Marmara Depremi’nin ardından gelişmiş ülke standartlarına yaklaştığımızı söyleyen Hacim, sözlerine şöyle devam ediyor: “Henüz bir Japonya kadar yol kat edemesek de ülkemiz için yeterli bir konuma geldik diyebiliriz. Bina envanterleri çıkarıldı, şu anda hangi bölgede hangi binanın güçlendirilmeye ihtiyacı olduğu konusunda özellikle İstanbul’un röntgenini çektik diyebiliriz. Devlet daireleri, Milli Eğitim Bakanlığı, Sağlık Bakanlığı ve özel şirketler kendi üzerlerine düşeni yapıyor, binalarını güçlendiriyor. Bu kapsamda DASK zorunlu hale getirildi. Depremde başta hayat kurtarmak esas, fakat hayat kurtardıktan sonra o kişinin binasını, yaşam alanını tekrar yaşanır hale getirmesi için de gelire ihtiyacı var. İşte orada DASK devreye giriyor. Kaybımızı minimuma indiriyor.”

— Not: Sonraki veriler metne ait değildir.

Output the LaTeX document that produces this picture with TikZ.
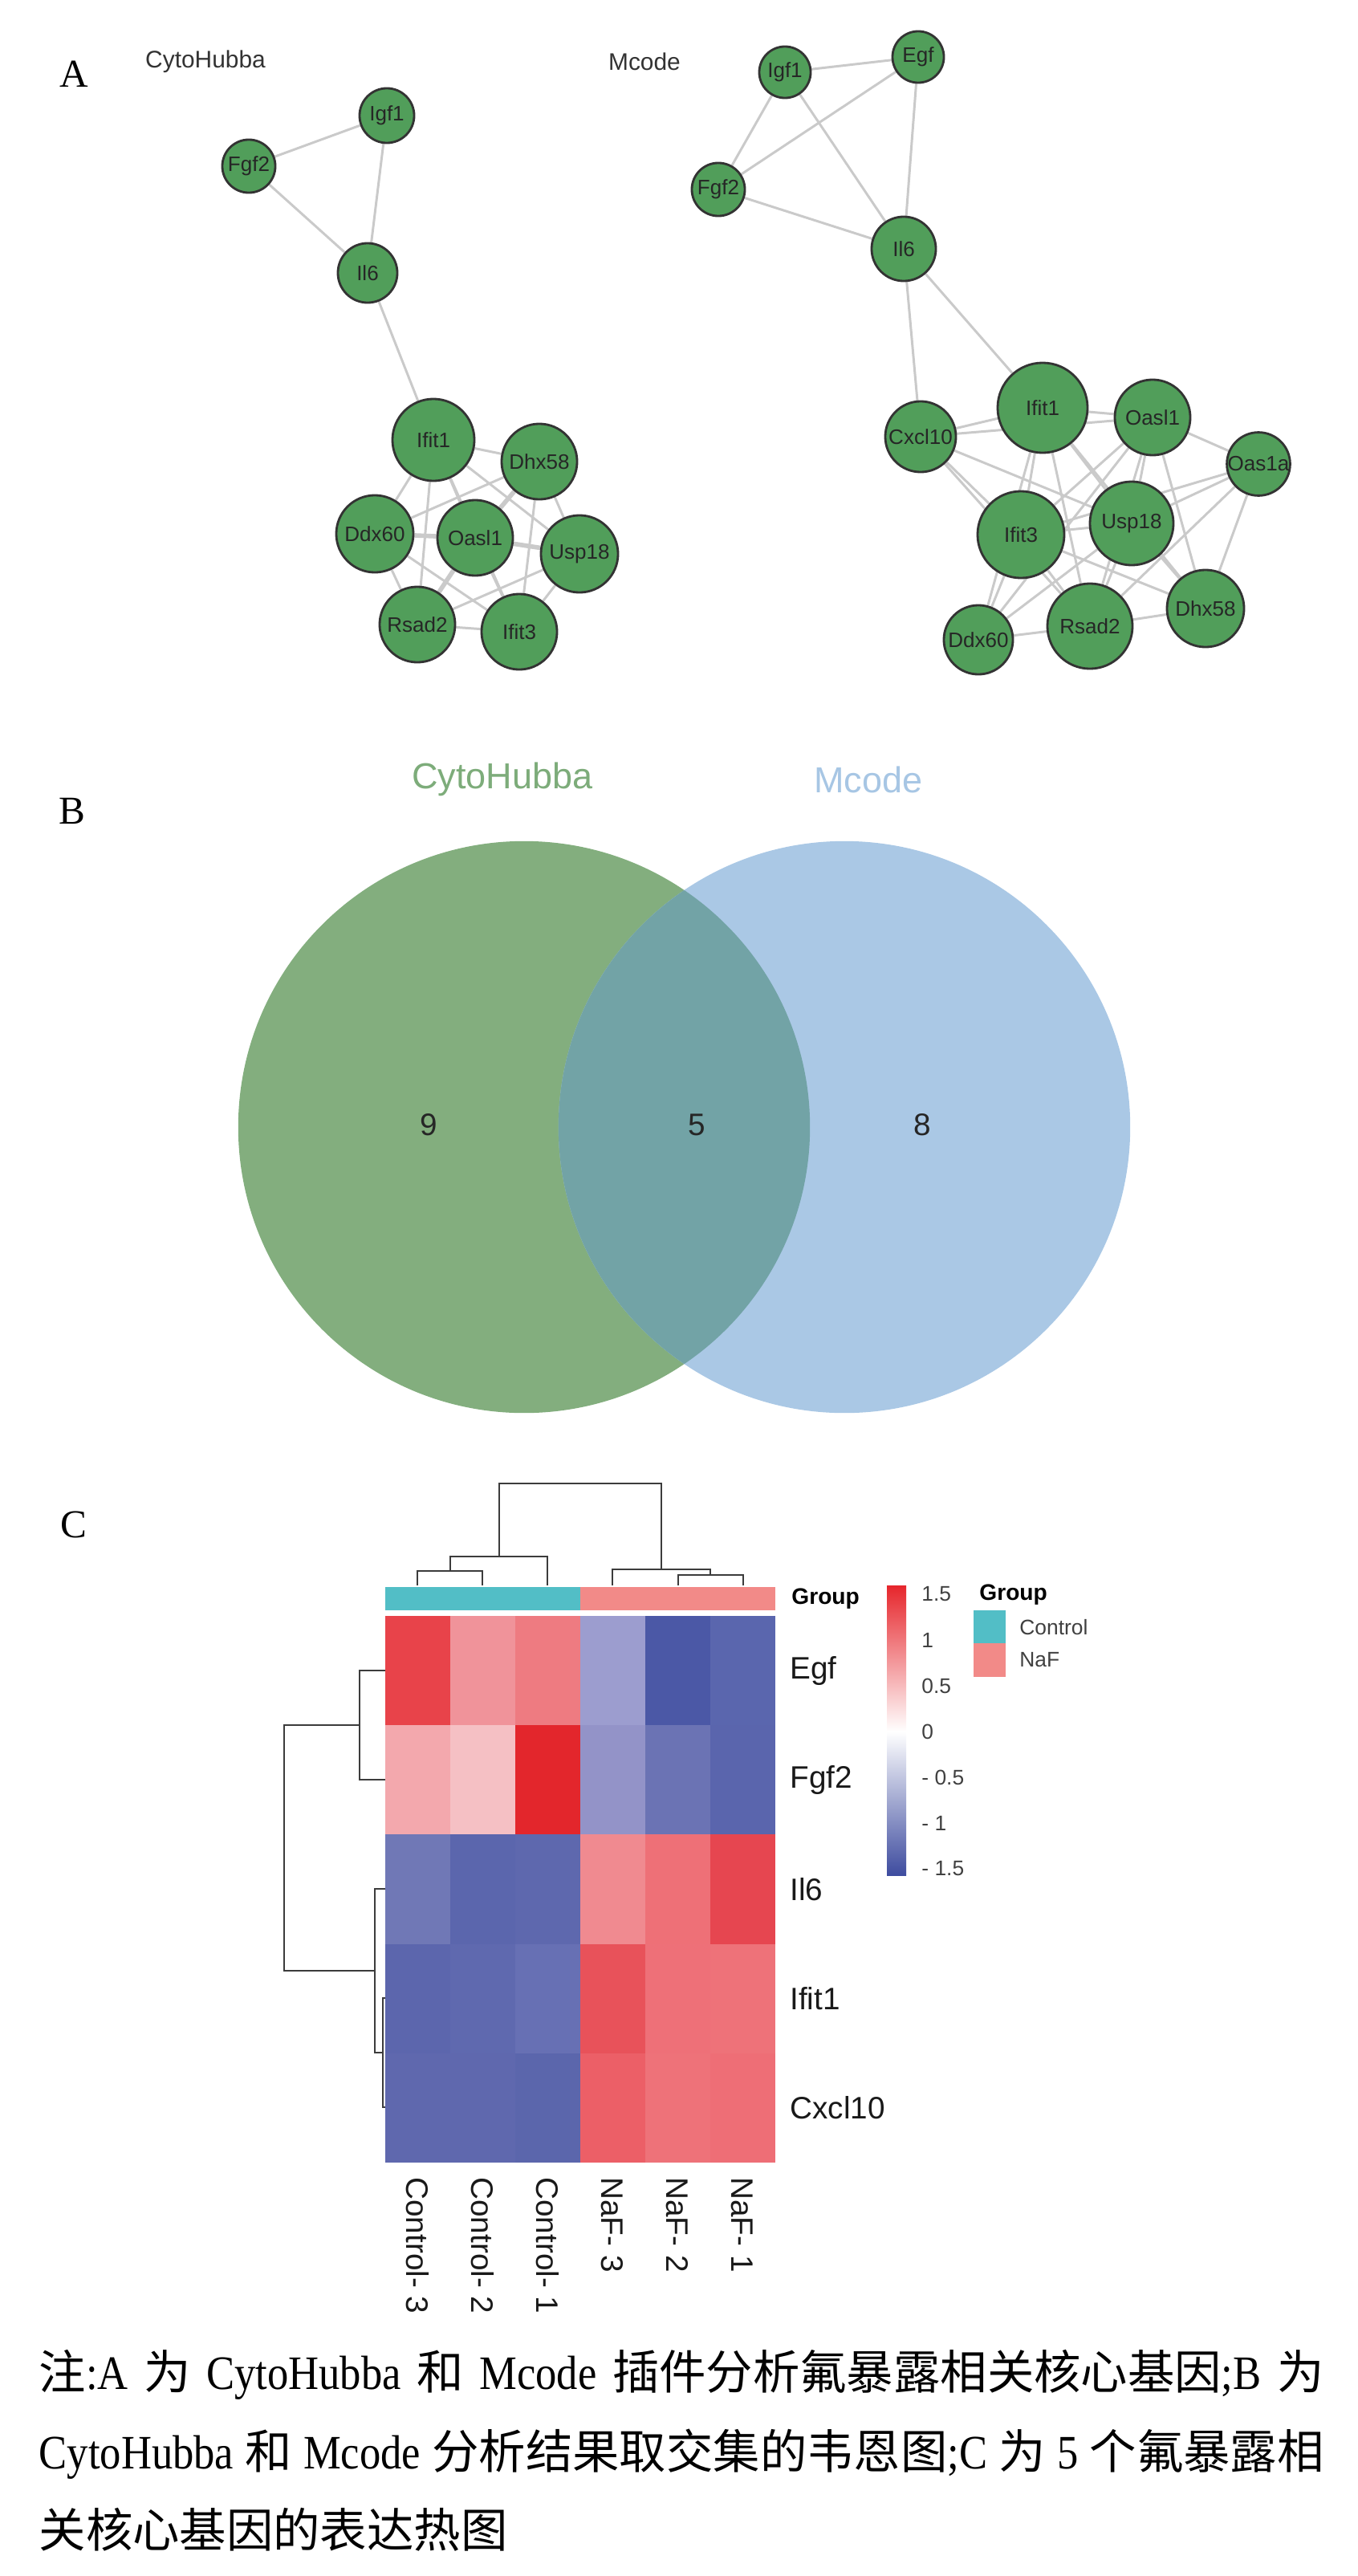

Olası bir İstanbul depreminin sonuçları
Marmara Denizi’ndeki olası en az 7 büyüklüğündeki bir depremin İstanbul, Bursa, Kocaeli ve Sakarya’yı hangi oranda etkileyeceği tam olarak saptanamasa da bu konuya dair yapılmış araştırmalar bulunuyor. İstanbul Büyükşehir Belediyesi ve Japonya Uluslararası İşbirliği Ajansı (JICA) tarafından yapılan çalışmalarda büyüklüğü 7,5 ve 7,7 olan iki ayrı depremin senaryosuna göre, 50-60 bin binanın ağır hasarlı olabileceği ve 500-600 bin ailenin evsiz kalabileceği öngörülüyor.
Ayrıca bu bölgedeki sanayi kuruluşlarının bir depremde hasar görmesiyle sanayi üretiminin durabileceği ve işsizlik, yoksulluk, toplumsal kaosla birlikte ciddi bir çevre kirliliğinin de oluşacağı tahmin ediliyor.
Boğaziçi Üniversitesi Kandilli Rasathanesi ve Deprem Araştırma Enstitüsü’nün raporlarına göre İstanbul’da toplam 35-40 bin binanın tamamen, 70 bin binanın ağır, 200 bin binanın da orta derecede hasar göreceği öngörülüyor. Bu kapsamda sadece İstanbul’da kayıpların 11 milyar dolarlık kısmının yalnızca bina hasarlarına bağlı olacağı tahmin ediliyor.
Türkiye DASK'ı ne kadar tanıyor?
Doğal Afet Sigortaları Kurumu'nın (DASK) internet sitesinde "Deprem geçecek, hayat devam edecek" sloganı eşliğinde paylaştığı bilgilere göre Türkiye'de Zorunlu Deprem Sigortası'nın yaptırmayan ve büyük bir riskle burun buruna yaşayan hane sayısı çok yüksek.